Challenge | Reproduce exactly, with no pictures, each line from the opening of the material down through the line containing "const labelNudge = [-16.8, -2.2, 0.9];".

# Start of Data lines

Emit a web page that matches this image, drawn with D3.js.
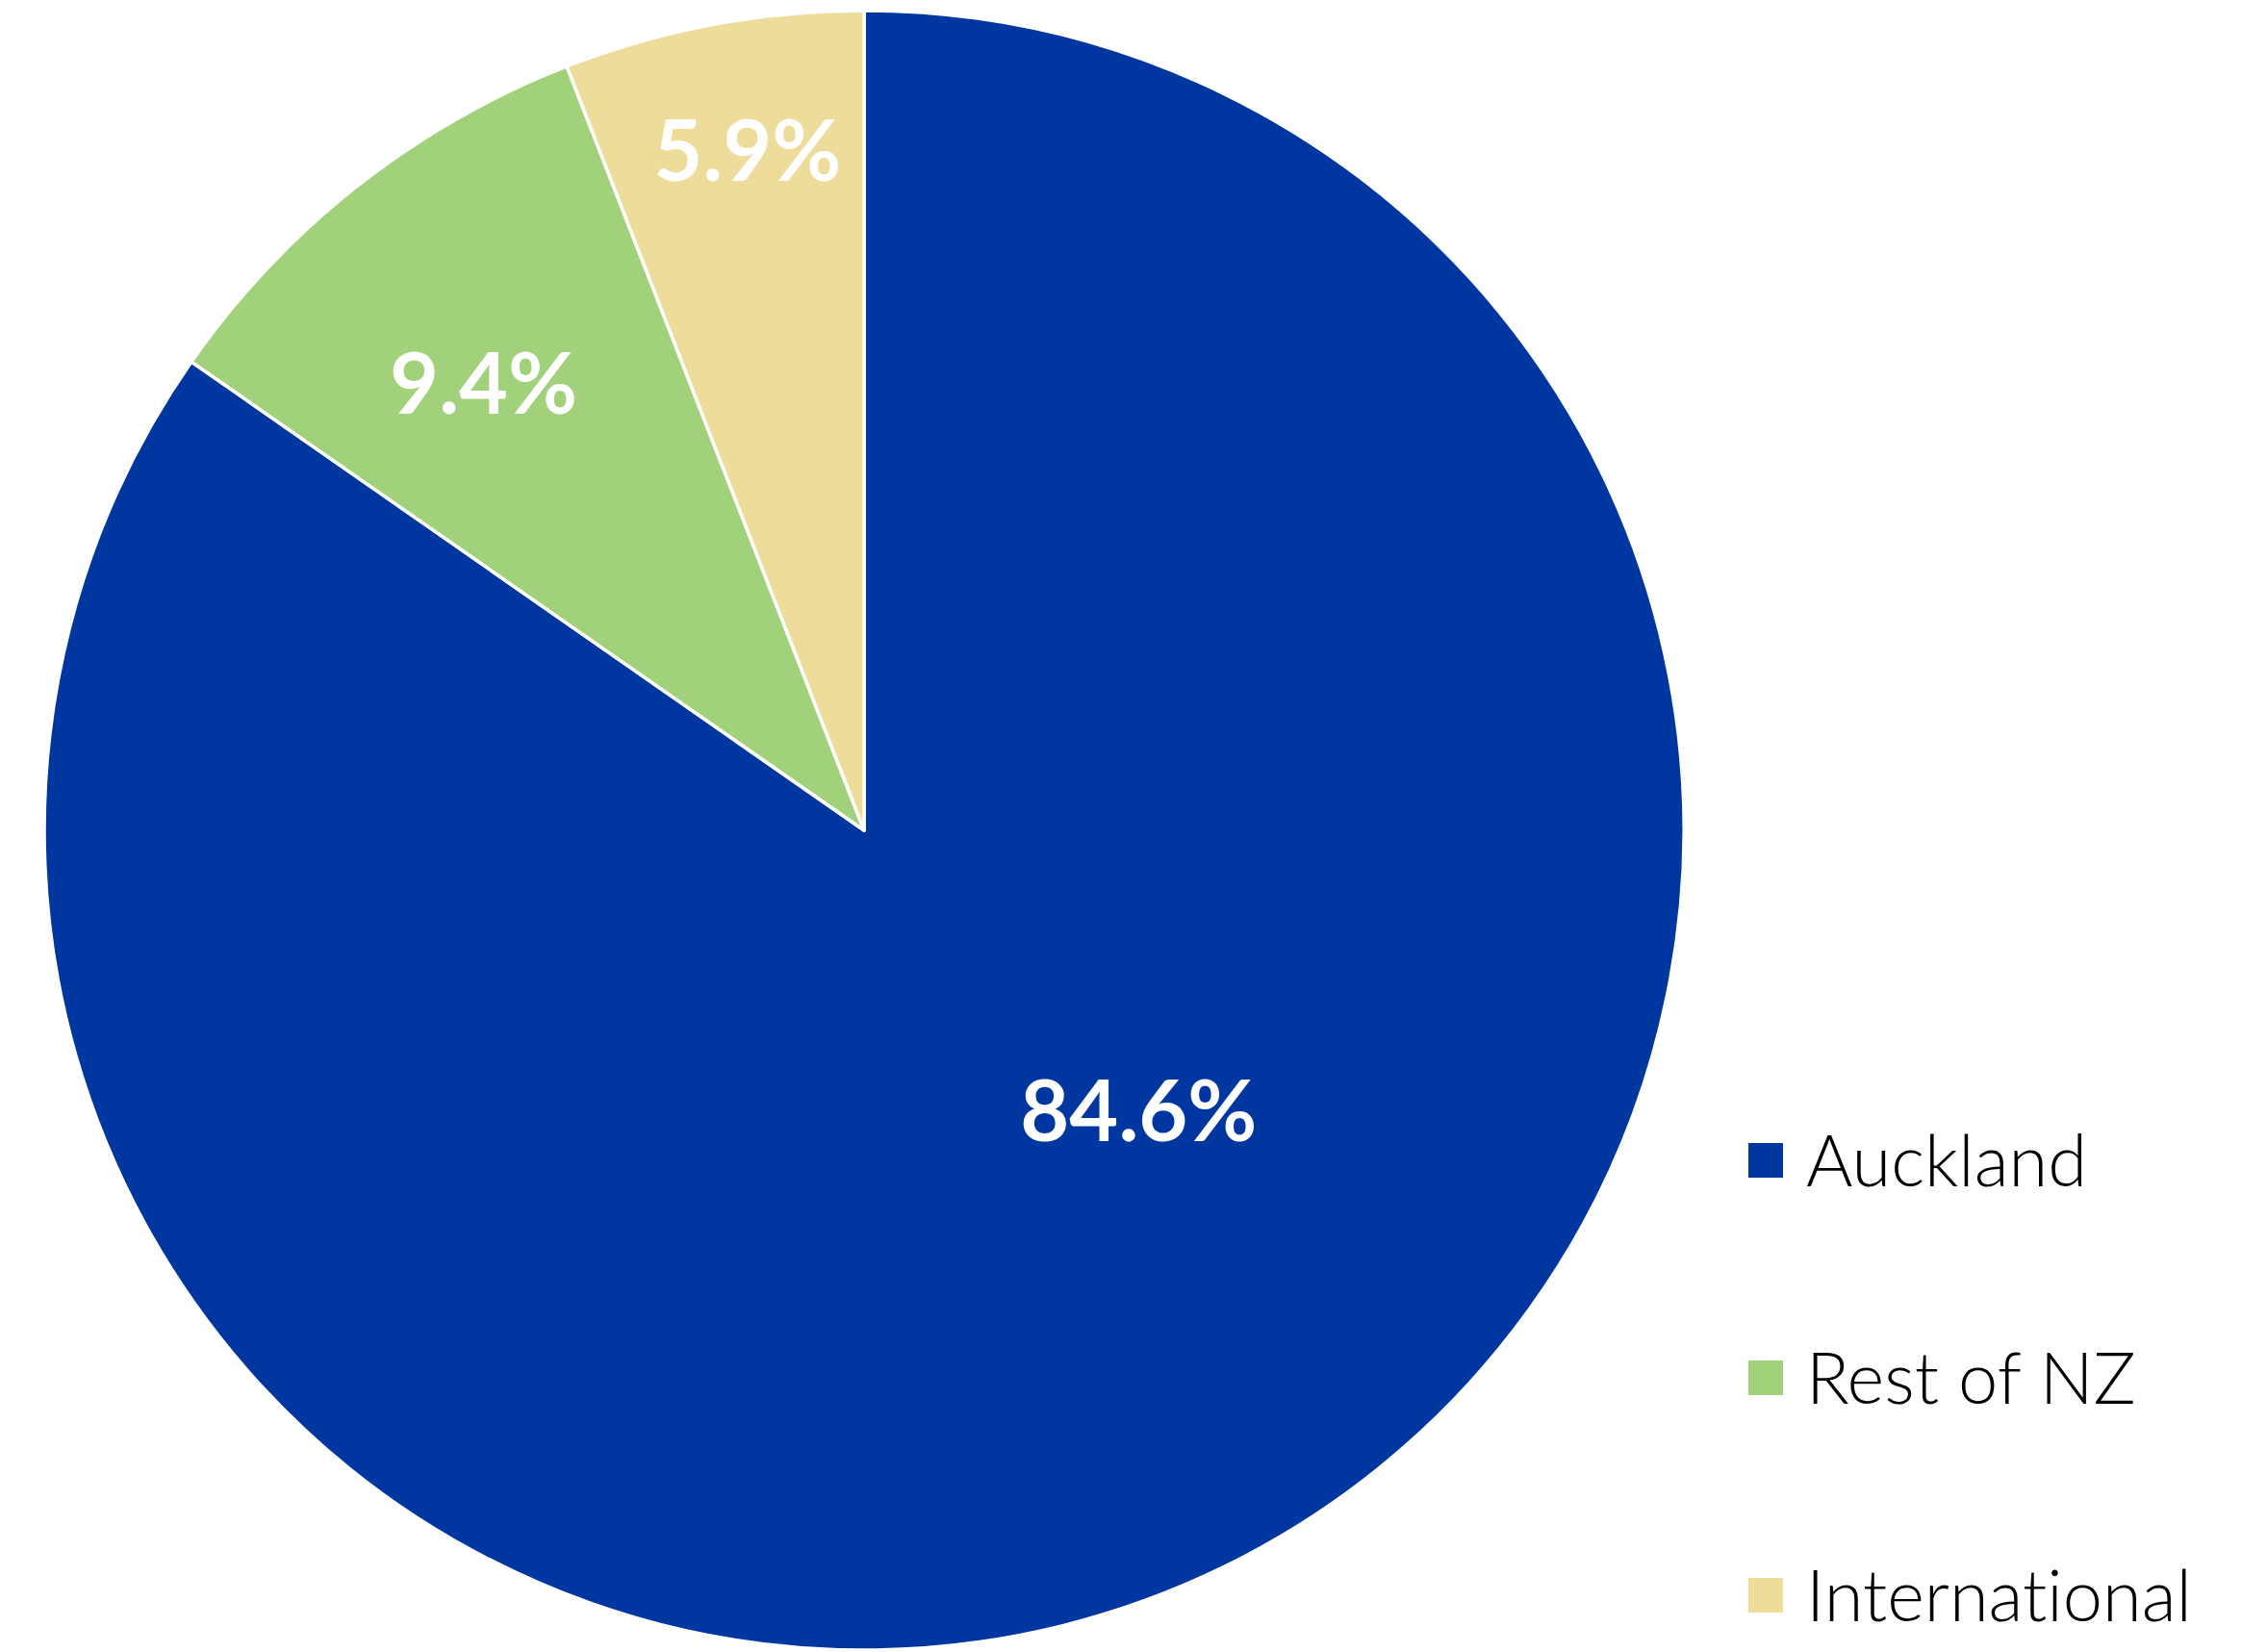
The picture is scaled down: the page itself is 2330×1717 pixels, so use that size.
<!DOCTYPE html>
<html>
<head>
<meta charset="utf-8">
<script src="https://cdn.jsdelivr.net/npm/d3@7"></script>
<style>
  body { margin: 0; background: #fff; }
  text { font-variant-ligatures: none; font-feature-settings: "liga" 0; }
</style>
</head>
<body>
<script>
// data
const regions = ["Auckland", "Rest of NZ", "International"];
const shares = [84.6, 9.4, 5.9];
const colors = ["#0036A0", "#A1D17A", "#EEDC9A"];

const width = 2330;
const height = 1717;
const cx = 898;
const cy = 863;
const radius = 852;

// label placement (fraction of radius, angle nudge in degrees), like Excel's best fit
const labelRadius = [0.479, 0.716, 0.842];
const labelNudge = [-16.8, -2.2, 0.9];

const rows = regions.map((r, i) => ({ region: r, value: shares[i], color: colors[i], i }));

const svg = d3.select("body").append("svg")
    .attr("width", width)
    .attr("height", height)
    .attr("viewBox", [0, 0, width, height]);

const pie = d3.pie()
    .sort(null)
    .value(d => d.value);

const arc = d3.arc()
    .innerRadius(0)
    .outerRadius(radius);

const arcs = pie(rows);

const g = svg.append("g")
    .attr("transform", `translate(${cx},${cy})`);

g.selectAll("path")
    .data(arcs)
    .join("path")
    .attr("d", arc)
    .attr("fill", d => d.data.color)
    .attr("stroke", "#fff")
    .attr("stroke-width", 3.5)
    .attr("stroke-linejoin", "round");

// percentage labels
g.selectAll("text")
    .data(arcs)
    .join("text")
    .attr("transform", d => {
        const a = (d.startAngle + d.endAngle) / 2 + labelNudge[d.data.i] * Math.PI / 180;
        const r = radius * labelRadius[d.data.i];
        return `translate(${r * Math.sin(a)},${-r * Math.cos(a)})`;
    })
    .attr("text-anchor", "middle")
    .attr("dy", "0.36em")
    .attr("fill", "#fff")
    .attr("font-family", "Lato, sans-serif")
    .attr("font-weight", "bold")
    .attr("font-size", 88)
    .text(d => d.data.value.toFixed(1) + "%");

// legend
const legendY = d3.scalePoint()
    .domain(regions)
    .range([1206, 1658]);

const legend = svg.append("g")
    .selectAll("g")
    .data(rows)
    .join("g")
    .attr("transform", d => `translate(1817,${legendY(d.region)})`);

legend.append("rect")
    .attr("x", 0)
    .attr("y", -18)
    .attr("width", 36)
    .attr("height", 36)
    .attr("fill", d => d.color);

legend.append("text")
    .attr("x", 60)
    .attr("y", 27)
    .attr("fill", "#000")
    .attr("font-family", "Lato, sans-serif")
    .attr("font-weight", 300)
    .attr("font-size", 74)
    .text(d => d.region);
</script>
</body>
</html>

# End of Data lines

Exercise output |
Emit a web page that matches this image, drawn with D3.js.
The picture is scaled down: the page itself is 2330×1717 pixels, so use that size.
<!DOCTYPE html>
<html>
<head>
<meta charset="utf-8">
<script src="https://cdn.jsdelivr.net/npm/d3@7"></script>
<style>
  body { margin: 0; background: #fff; }
  text { font-variant-ligatures: none; font-feature-settings: "liga" 0; }
</style>
</head>
<body>
<script>
// data
const regions = ["Auckland", "Rest of NZ", "International"];
const shares = [84.6, 9.4, 5.9];
const colors = ["#0036A0", "#A1D17A", "#EEDC9A"];

const width = 2330;
const height = 1717;
const cx = 898;
const cy = 863;
const radius = 852;

// label placement (fraction of radius, angle nudge in degrees), like Excel's best fit
const labelRadius = [0.479, 0.716, 0.842];
const labelNudge = [-16.8, -2.2, 0.9];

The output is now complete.